TL: My view is exactly that. While My Work Is Not Yet Done uses the corporate system as a starting point, this is only so that the story can go on to depict the all-encompassing system of human existence-in fact, all organic existence-as something fundamentally and inescapably evil. This view is essentially that of Buddhism, except Buddhism offers salvation in the form of an ultimate escape from existence through attaining enlightment and nirvana. For me, the only escape is death. The terms "wabi" and "sabi" that turn up in My Work Is Not Yet Done are aesthetic categories originally associated with Buddhism as practiced in Japan. These terms signify and celebrate qualities in art and life that are the polar opposite of those of the modern computerized world. In the story, wabi describes an old ashtray-a humble, out-of-style, well-used, and often overlooked object whose "beauty" stands in contrast to that of, for instance, a brand-new car. The narrator of My Work Is Not Yet Done finds the quality of "sabi" in ruined buildings, which to him convey the enchantment of loneliness, desolation, and impermanence. Of course, Frank finally abandons the sense of quietude and resignation offered by wabi-sabi when he goes into murderous action and pursues an aesthetic of the grotesque.

TW: In our last interview you mentioned "The Shadow at the Bottom of the World" as your favourite story. What about the stories in MWINYD, especially the title story which must really have a personal meaning for you?

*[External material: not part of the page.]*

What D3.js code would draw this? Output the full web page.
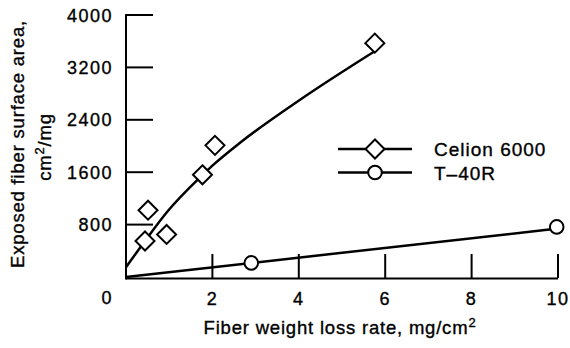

TL: Thematically, the title story of My Work Is Not Yet Done and "The Shadow at the Bottom of the World" are identical. Both of them emerge from the feeling of a dark, hideous power the underlies the nature and guides the workings of all organisms. In that sense, they both have a personal meaning for me, as do all my stories. But I think I understand what you mean: the fact that the stories in My Work Is Not Yet Done were written in reaction to my own experience, as opposed to having their origins almost entirely in my imagination, does make them somewhat tainted and, in a way, less artistic.

TW: Imagine that a big production company would agree to make a movie out of MWINYD. And imagine the impossability that you could choose the actors for the leading parts. Whom would you choose for these roles (non-actors are allowed!)?

TL: Well, I would be forced to pick a younger actor for the part of Frank Dominio. And while there are a lot of terrific young actors, none of them are among my all-time favorites. I guess the closest I could come to an actor who is among my favorites and could possibly play Frank Dominio would be Kevin Spacey. More practically, I think Edward Norton would be an easy choice to make, the part since he has already distinguished himself as being able to play outsider-type characters in such movies as Fight Club. And I think Christopher Walken, perhaps my favorite actor of all time, would be a suitable candidate for playing the villain, Richard.